* Short exercise
Go through the data below line by line and count those containing the word "this". Reply with the count only.

* Data provided

================

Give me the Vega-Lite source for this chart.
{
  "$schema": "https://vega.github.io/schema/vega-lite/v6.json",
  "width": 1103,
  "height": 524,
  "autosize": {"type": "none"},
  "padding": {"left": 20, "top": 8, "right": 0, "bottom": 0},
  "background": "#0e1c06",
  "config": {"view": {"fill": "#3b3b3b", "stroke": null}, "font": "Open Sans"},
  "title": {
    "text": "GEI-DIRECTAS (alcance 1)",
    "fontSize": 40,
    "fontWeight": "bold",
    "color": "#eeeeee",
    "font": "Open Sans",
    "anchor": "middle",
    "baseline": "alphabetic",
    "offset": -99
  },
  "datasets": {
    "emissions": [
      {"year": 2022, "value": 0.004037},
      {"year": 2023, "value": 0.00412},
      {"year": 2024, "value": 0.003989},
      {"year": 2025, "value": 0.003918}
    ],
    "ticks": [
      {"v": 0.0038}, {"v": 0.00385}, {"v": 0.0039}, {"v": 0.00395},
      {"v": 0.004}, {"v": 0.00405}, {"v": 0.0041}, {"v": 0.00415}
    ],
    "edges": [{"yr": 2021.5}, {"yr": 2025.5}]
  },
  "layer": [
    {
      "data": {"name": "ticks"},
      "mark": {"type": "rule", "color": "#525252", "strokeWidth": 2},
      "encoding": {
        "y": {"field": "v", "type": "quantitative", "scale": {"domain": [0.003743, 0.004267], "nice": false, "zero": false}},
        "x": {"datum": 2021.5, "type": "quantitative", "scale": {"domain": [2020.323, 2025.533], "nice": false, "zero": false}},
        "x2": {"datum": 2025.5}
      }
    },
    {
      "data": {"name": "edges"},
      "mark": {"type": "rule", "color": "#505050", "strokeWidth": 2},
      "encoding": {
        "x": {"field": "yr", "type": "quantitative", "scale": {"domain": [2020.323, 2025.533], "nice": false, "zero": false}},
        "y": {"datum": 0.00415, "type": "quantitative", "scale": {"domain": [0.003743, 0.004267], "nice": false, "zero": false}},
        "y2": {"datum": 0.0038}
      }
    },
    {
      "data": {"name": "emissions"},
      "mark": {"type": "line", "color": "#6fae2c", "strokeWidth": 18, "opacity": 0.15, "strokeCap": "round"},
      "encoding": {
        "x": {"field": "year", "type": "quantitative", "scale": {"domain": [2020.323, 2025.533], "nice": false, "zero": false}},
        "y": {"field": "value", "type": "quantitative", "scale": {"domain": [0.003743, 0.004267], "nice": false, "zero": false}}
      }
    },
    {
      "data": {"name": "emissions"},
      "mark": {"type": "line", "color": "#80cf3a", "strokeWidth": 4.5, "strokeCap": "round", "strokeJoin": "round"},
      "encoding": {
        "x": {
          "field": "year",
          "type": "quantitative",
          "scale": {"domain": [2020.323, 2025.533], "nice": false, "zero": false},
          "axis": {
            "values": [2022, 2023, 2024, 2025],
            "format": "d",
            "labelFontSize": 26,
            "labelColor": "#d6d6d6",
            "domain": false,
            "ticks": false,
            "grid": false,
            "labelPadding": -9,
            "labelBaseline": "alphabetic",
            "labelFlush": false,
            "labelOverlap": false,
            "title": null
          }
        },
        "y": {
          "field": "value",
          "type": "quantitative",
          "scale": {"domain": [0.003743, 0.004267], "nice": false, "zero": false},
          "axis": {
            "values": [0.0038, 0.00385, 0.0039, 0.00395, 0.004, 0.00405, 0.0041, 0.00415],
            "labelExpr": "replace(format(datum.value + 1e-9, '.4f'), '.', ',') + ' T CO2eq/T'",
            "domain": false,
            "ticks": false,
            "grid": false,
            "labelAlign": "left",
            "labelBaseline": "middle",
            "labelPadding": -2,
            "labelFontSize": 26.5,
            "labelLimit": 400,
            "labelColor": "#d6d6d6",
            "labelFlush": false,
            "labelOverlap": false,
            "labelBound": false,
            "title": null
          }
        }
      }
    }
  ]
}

================

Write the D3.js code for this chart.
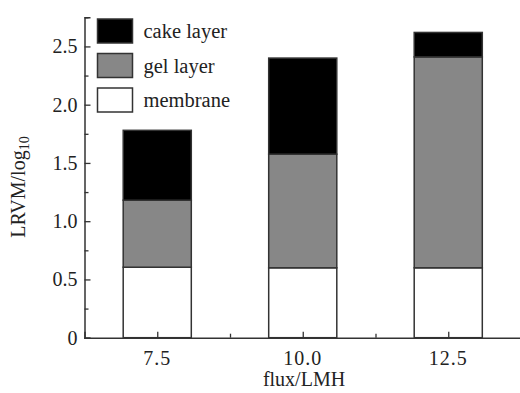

================

* Output of the task
2